Exercise instructions. Skip the pictures. Transcribe the rest of the data below without changing a word.

Supplied material.
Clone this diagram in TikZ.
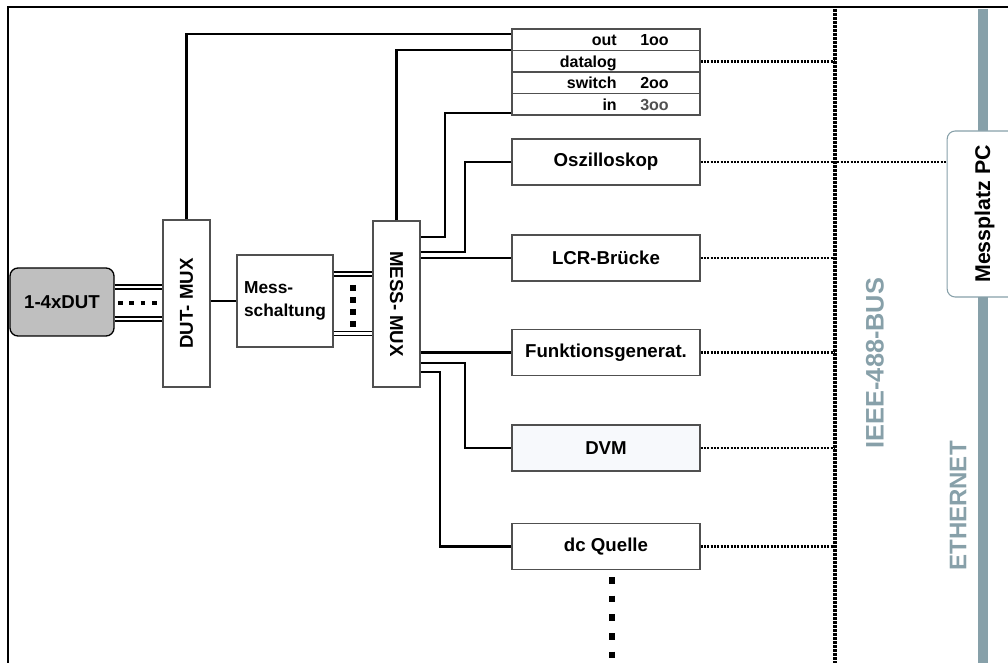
\documentclass[tikz,border=0pt]{standalone}
\usepackage{fontspec}
\setmainfont{Liberation Sans}
\usepackage{tikz}
\definecolor{busgray}{HTML}{87A0A9}
\definecolor{boxgray}{HTML}{505050}
\definecolor{dvmfill}{HTML}{F7F9FC}

\begin{document}
\begin{tikzpicture}[x=0.75pt,y=-0.75pt,
  box/.style={rectangle,draw=boxgray,line width=0.9pt,fill=white,inner sep=0pt,font=\fontsize{14}{16}\selectfont\bfseries},
  instr/.style={box,minimum width=141pt,minimum height=34.5pt},
  tabrow/.style={box,minimum width=141pt,minimum height=16.1pt},
  tabtxt/.style={inner sep=0pt,font=\fontsize{12}{14}\selectfont\bfseries},
  wire/.style={line width=1.6pt},
  twin/.style={double,double distance=2.2pt,line width=0.8pt},
  gpib/.style={line width=2.2pt,dash pattern=on 1.5pt off 1pt},
  buslbl/.style={busgray,inner sep=0pt,font=\fontsize{18}{18}\selectfont\bfseries}]
\useasboundingbox (0,0) rectangle (1008,663);

% frame
\draw[line width=1.5pt] (8,663) -- (8,7) -- (1008,7);

% ethernet
\draw[busgray,line width=7.5pt] (983,9) -- (983,663);
\node[buslbl] (ethlbl) at (958,506) {\rotatebox{90}{ETHERNET}};
\node[rectangle,rounded corners=6pt,draw=busgray,line width=0.8pt,fill=white,minimum width=56pt,minimum height=124.5pt,inner sep=0pt,font=\fontsize{16}{16}\selectfont\bfseries] (pc) at (984.5,214) {\rotatebox{90}{Messplatz PC}};

% IEEE bus
\coordinate (bustop) at (835,9);
\coordinate (busbot) at (835,663);
\draw[line width=3.5pt,dash pattern=on 2pt off 1pt] (bustop) -- (busbot);
\node[buslbl,font=\fontsize{19}{19}\selectfont\bfseries] (ieeelbl) at (875,363) {\rotatebox{90}{IEEE-488-BUS}};

% DUT side
\node[rectangle,rounded corners=6pt,draw,line width=1pt,fill=gray!50,minimum width=78pt,minimum height=51pt,inner sep=0pt,font=\fontsize{14}{16}\selectfont\bfseries] (dut) at (62,302) {1-4xDUT};
\node[box,minimum width=35.25pt,minimum height=125.25pt] (dmux) at (186.5,303.5) {\rotatebox{90}{DUT- MUX}};
\node[box,minimum width=72pt,minimum height=69pt,align=left,font=\fontsize{13}{17}\selectfont\bfseries] (mess) at (285,301) {Mess-\\schaltung};
\node[box,minimum width=35.25pt,minimum height=124.5pt] (mmux) at (396.5,304) {\rotatebox{-90}{MESS- MUX}};

% switch table
\node[tabrow] (rout) at (606,39.75) {};
\node[tabrow] (rdata) at (606,61.25) {};
\node[tabrow] (rswitch) at (606,82.75) {};
\node[tabrow] (rin) at (606,104.25) {};
\node[tabtxt,anchor=base east] (tout) at (617,45.75) {out};
\node[tabtxt,anchor=base west] (vout) at (640,45.75) {1oo};
\node[tabtxt,anchor=base east] (tdata) at (617,67.25) {datalog};
\node[tabtxt,anchor=base east] (tswitch) at (617,88.75) {switch};
\node[tabtxt,anchor=base west] (vswitch) at (640,88.75) {2oo};
\node[tabtxt,anchor=base east] (tin) at (617,110.25) {in};
\node[tabtxt,anchor=base west,text=boxgray] (vin) at (640,110.25) {3oo};

% instruments
\node[instr] (osz) at (606,162) {Oszilloskop};
\node[instr] (lcr) at (606,258) {LCR-Brücke};
\node[instr] (fgen) at (606,352.5) {Funktionsgenerat.};
\node[instr,fill=dvmfill] (dvm) at (606,448) {DVM};
\node[instr] (dcq) at (606,546.5) {dc Quelle};

% wiring
\draw[twin] (dut.east |- 0,287) -- (dmux.west |- 0,287);
\draw[twin] (dut.east |- 0,319) -- (dmux.west |- 0,319);
\draw[line width=3.5pt,dash pattern=on 3.5pt off 5pt] (118,303) -- (158,303);
\draw[wire] (dmux.east |- mess.west) -- (mess.west);
\draw[twin] (mess.east |- 0,274) -- (mmux.west |- 0,274);
\draw[twin] (mess.east |- 0,333.5) -- (mmux.west |- 0,333.5);
\draw[line width=4.5pt,dash pattern=on 4.5pt off 4.5pt] (353,285) -- (353,327);

\draw[wire] (dmux.north) |- (rout.west |- 0,34);
\draw[wire] (mmux.north) |- (rdata.north west);
\draw[wire] (rin.west |- 0,113) -- ++(-66,0) |- (mmux.east |- 0,237);
\draw[wire] (osz.west) -- ++(-46,0) |- (mmux.east |- 0,252);
\draw[wire] (mmux.east |- lcr.west) -- (lcr.west);
\draw[wire] (mmux.east |- fgen.west) -- (fgen.west);
\draw[wire] (mmux.east |- 0,363) -| ([xshift=-34.5pt]dvm.west) -- (dvm.west);
\draw[wire] (mmux.east |- 0,372) -| ([xshift=-53.25pt]dcq.west) -- (dcq.west);
\draw[line width=5pt,dash pattern=on 5pt off 9pt] (612,577) -- (612,659);

% bus links
\draw[gpib] (rdata.east) -- (rdata.east -| bustop);
\draw[gpib] (osz.east) -- (pc.west |- osz.east);
\draw[gpib] (lcr.east) -- (lcr.east -| bustop);
\draw[gpib] (fgen.east) -- (fgen.east -| bustop);
\draw[gpib] (dvm.east) -- (dvm.east -| bustop);
\draw[gpib] (dcq.east) -- (dcq.east -| bustop);
\end{tikzpicture}
\end{document}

Task result.
Clone this diagram in TikZ.
\documentclass[tikz,border=0pt]{standalone}
\usepackage{fontspec}
\setmainfont{Liberation Sans}
\usepackage{tikz}
\definecolor{busgray}{HTML}{87A0A9}
\definecolor{boxgray}{HTML}{505050}
\definecolor{dvmfill}{HTML}{F7F9FC}

\begin{document}
\begin{tikzpicture}[x=0.75pt,y=-0.75pt,
  box/.style={rectangle,draw=boxgray,line width=0.9pt,fill=white,inner sep=0pt,font=\fontsize{14}{16}\selectfont\bfseries},
  instr/.style={box,minimum width=141pt,minimum height=34.5pt},
  tabrow/.style={box,minimum width=141pt,minimum height=16.1pt},
  tabtxt/.style={inner sep=0pt,font=\fontsize{12}{14}\selectfont\bfseries},
  wire/.style={line width=1.6pt},
  twin/.style={double,double distance=2.2pt,line width=0.8pt},
  gpib/.style={line width=2.2pt,dash pattern=on 1.5pt off 1pt},
  buslbl/.style={busgray,inner sep=0pt,font=\fontsize{18}{18}\selectfont\bfseries}]
\useasboundingbox (0,0) rectangle (1008,663);

% frame
\draw[line width=1.5pt] (8,663) -- (8,7) -- (1008,7);

% ethernet
\draw[busgray,line width=7.5pt] (983,9) -- (983,663);
\node[buslbl] (ethlbl) at (958,506) {\rotatebox{90}{ETHERNET}};
\node[rectangle,rounded corners=6pt,draw=busgray,line width=0.8pt,fill=white,minimum width=56pt,minimum height=124.5pt,inner sep=0pt,font=\fontsize{16}{16}\selectfont\bfseries] (pc) at (984.5,214) {\rotatebox{90}{Messplatz PC}};

% IEEE bus
\coordinate (bustop) at (835,9);
\coordinate (busbot) at (835,663);
\draw[line width=3.5pt,dash pattern=on 2pt off 1pt] (bustop) -- (busbot);
\node[buslbl,font=\fontsize{19}{19}\selectfont\bfseries] (ieeelbl) at (875,363) {\rotatebox{90}{IEEE-488-BUS}};

% DUT side
\node[rectangle,rounded corners=6pt,draw,line width=1pt,fill=gray!50,minimum width=78pt,minimum height=51pt,inner sep=0pt,font=\fontsize{14}{16}\selectfont\bfseries] (dut) at (62,302) {1-4xDUT};
\node[box,minimum width=35.25pt,minimum height=125.25pt] (dmux) at (186.5,303.5) {\rotatebox{90}{DUT- MUX}};
\node[box,minimum width=72pt,minimum height=69pt,align=left,font=\fontsize{13}{17}\selectfont\bfseries] (mess) at (285,301) {Mess-\\schaltung};
\node[box,minimum width=35.25pt,minimum height=124.5pt] (mmux) at (396.5,304) {\rotatebox{-90}{MESS- MUX}};

% switch table
\node[tabrow] (rout) at (606,39.75) {};
\node[tabrow] (rdata) at (606,61.25) {};
\node[tabrow] (rswitch) at (606,82.75) {};
\node[tabrow] (rin) at (606,104.25) {};
\node[tabtxt,anchor=base east] (tout) at (617,45.75) {out};
\node[tabtxt,anchor=base west] (vout) at (640,45.75) {1oo};
\node[tabtxt,anchor=base east] (tdata) at (617,67.25) {datalog};
\node[tabtxt,anchor=base east] (tswitch) at (617,88.75) {switch};
\node[tabtxt,anchor=base west] (vswitch) at (640,88.75) {2oo};
\node[tabtxt,anchor=base east] (tin) at (617,110.25) {in};
\node[tabtxt,anchor=base west,text=boxgray] (vin) at (640,110.25) {3oo};

% instruments
\node[instr] (osz) at (606,162) {Oszilloskop};
\node[instr] (lcr) at (606,258) {LCR-Brücke};
\node[instr] (fgen) at (606,352.5) {Funktionsgenerat.};
\node[instr,fill=dvmfill] (dvm) at (606,448) {DVM};
\node[instr] (dcq) at (606,546.5) {dc Quelle};

% wiring
\draw[twin] (dut.east |- 0,287) -- (dmux.west |- 0,287);
\draw[twin] (dut.east |- 0,319) -- (dmux.west |- 0,319);
\draw[line width=3.5pt,dash pattern=on 3.5pt off 5pt] (118,303) -- (158,303);
\draw[wire] (dmux.east |- mess.west) -- (mess.west);
\draw[twin] (mess.east |- 0,274) -- (mmux.west |- 0,274);
\draw[twin] (mess.east |- 0,333.5) -- (mmux.west |- 0,333.5);
\draw[line width=4.5pt,dash pattern=on 4.5pt off 4.5pt] (353,285) -- (353,327);

\draw[wire] (dmux.north) |- (rout.west |- 0,34);
\draw[wire] (mmux.north) |- (rdata.north west);
\draw[wire] (rin.west |- 0,113) -- ++(-66,0) |- (mmux.east |- 0,237);
\draw[wire] (osz.west) -- ++(-46,0) |- (mmux.east |- 0,252);
\draw[wire] (mmux.east |- lcr.west) -- (lcr.west);
\draw[wire] (mmux.east |- fgen.west) -- (fgen.west);
\draw[wire] (mmux.east |- 0,363) -| ([xshift=-34.5pt]dvm.west) -- (dvm.west);
\draw[wire] (mmux.east |- 0,372) -| ([xshift=-53.25pt]dcq.west) -- (dcq.west);
\draw[line width=5pt,dash pattern=on 5pt off 9pt] (612,577) -- (612,659);

% bus links
\draw[gpib] (rdata.east) -- (rdata.east -| bustop);
\draw[gpib] (osz.east) -- (pc.west |- osz.east);
\draw[gpib] (lcr.east) -- (lcr.east -| bustop);
\draw[gpib] (fgen.east) -- (fgen.east -| bustop);
\draw[gpib] (dvm.east) -- (dvm.east -| bustop);
\draw[gpib] (dcq.east) -- (dcq.east -| bustop);
\end{tikzpicture}
\end{document}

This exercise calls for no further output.